**Written instruction**. Leave out all pictures. Return exactly the lines from the top of the material through the line containing "80, 90, 100]".

**Supplied material**.
::::
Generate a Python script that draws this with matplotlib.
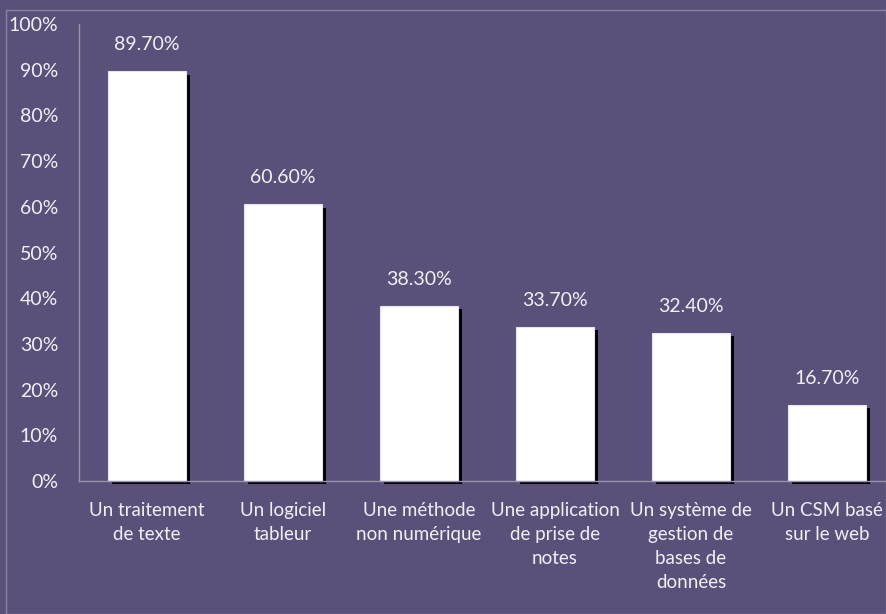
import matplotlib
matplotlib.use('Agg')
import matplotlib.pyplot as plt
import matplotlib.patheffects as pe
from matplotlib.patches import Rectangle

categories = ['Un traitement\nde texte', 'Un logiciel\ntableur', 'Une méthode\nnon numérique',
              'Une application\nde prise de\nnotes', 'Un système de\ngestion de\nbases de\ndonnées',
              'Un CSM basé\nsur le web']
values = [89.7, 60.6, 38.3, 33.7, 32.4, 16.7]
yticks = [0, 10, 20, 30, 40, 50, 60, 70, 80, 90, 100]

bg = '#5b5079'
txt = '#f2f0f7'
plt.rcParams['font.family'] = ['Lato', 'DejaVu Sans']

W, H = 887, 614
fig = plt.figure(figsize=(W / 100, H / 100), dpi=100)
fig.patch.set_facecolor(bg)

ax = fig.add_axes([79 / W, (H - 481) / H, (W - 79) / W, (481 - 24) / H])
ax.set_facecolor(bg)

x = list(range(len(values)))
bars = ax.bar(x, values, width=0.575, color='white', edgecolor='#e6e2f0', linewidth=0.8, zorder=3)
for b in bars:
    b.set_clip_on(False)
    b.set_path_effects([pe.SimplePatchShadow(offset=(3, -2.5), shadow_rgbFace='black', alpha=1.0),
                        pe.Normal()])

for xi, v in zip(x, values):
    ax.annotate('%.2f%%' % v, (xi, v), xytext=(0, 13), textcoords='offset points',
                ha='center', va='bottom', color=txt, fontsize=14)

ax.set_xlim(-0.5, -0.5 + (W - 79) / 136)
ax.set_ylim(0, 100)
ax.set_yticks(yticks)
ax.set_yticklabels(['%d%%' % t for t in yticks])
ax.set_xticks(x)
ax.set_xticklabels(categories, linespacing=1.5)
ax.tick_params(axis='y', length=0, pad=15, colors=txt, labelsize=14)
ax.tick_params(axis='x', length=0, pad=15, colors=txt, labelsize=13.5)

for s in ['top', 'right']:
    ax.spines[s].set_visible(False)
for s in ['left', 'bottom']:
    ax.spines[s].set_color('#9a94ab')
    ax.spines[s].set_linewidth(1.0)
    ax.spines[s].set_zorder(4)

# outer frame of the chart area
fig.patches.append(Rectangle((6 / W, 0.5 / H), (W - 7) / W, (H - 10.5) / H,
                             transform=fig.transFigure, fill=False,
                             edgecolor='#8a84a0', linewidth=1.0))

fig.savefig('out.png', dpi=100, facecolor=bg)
::::
**Answer to this task**.
Generate a Python script that draws this with matplotlib.
import matplotlib
matplotlib.use('Agg')
import matplotlib.pyplot as plt
import matplotlib.patheffects as pe
from matplotlib.patches import Rectangle

categories = ['Un traitement\nde texte', 'Un logiciel\ntableur', 'Une méthode\nnon numérique',
              'Une application\nde prise de\nnotes', 'Un système de\ngestion de\nbases de\ndonnées',
              'Un CSM basé\nsur le web']
values = [89.7, 60.6, 38.3, 33.7, 32.4, 16.7]
yticks = [0, 10, 20, 30, 40, 50, 60, 70, 80, 90, 100]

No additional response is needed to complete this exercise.